Picking up the pieces
As business owners try to rebuild their livelihoods, they are seeking help from the city.
On Aug. 8, Love, Putnam and McManus spoke to the city council during the public comment portion of the meeting. They asked the city to consider helping not only their businesses, but also others on the block affected by the storm.
“My husband and myself have everything invested down there to try to be part of this community and support Mount Holly,” McManus said. “We hope you will stand up and help us because we want to be here years from now to stand up and help you all.”
On Aug. 11, city staff, Mayor Bryan Hough, council members Jim Hope and Carolyn Breyare and several community organizations met to discuss the possibility of helping the businesses as they recover from such an unexpected ordeal.
“I think there has to be a fine balance of how do we help the nonprofit organizations versus the for-profit businesses and if we are willing to help them, are we willing to do it for everyone,” Hough said. “Obviously, this is bad and we are going to do everything we can to help.”
Leigh Brinkley, who heads up the city’s farmers market, agreed that the needs of the affected businesses should to be balanced.
“When I think of a quarter of the downtown not being used, that is a large chunk of Mount Holly,” she said. “I think we are going to be short-sighted for Mount Holly in general if we don’t figure out how to work privately and publicly together and help get those businesses the needs that they have.”
Community Relief Organization volunteer Jason Bryant said damages were estimated from $75,000 to $125,000. The building will need some major repairs, but may also not be worth salvaging if the work is too costly. In that case, the help agency would need to find a new home.
“We need funds,” Bryant said. “We’ll have manpower needs as the situation develops, but if someone had $20 they wanted to give, we’d rather see it in check or cash than green beans.”
The U.S. Department of Agriculture will replace the food it provided to organization prior to the storm. Many local churches and other organizations offered to host food drives and fundraisers for it.

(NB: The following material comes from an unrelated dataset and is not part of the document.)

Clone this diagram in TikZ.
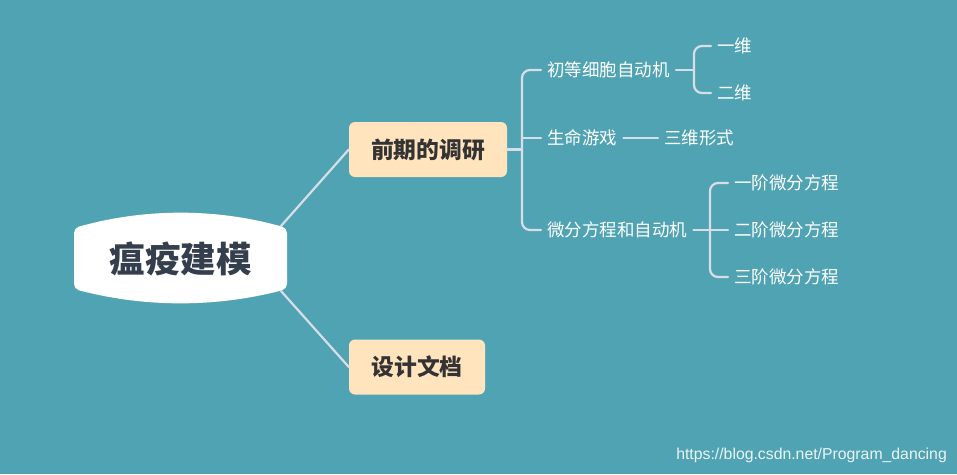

The city staff, council members and local organizations decided to host several fundraisers for the Community Relief Organization. The most recent fundraiser will be a concert on Sept. 23 at an indoor location, possibly the Mount Holly Municipal Complex, with the band, The Tams. Admission would be charged and proceeds would benefit the Community Relief Organization.
“I don’t know if any funds will be coming from the state or federal level to help us out,” Hough said. “If it does, that will be a huge relief. I think we have a lot of unanswered questions, but I don’t want that to keep us from taking action.”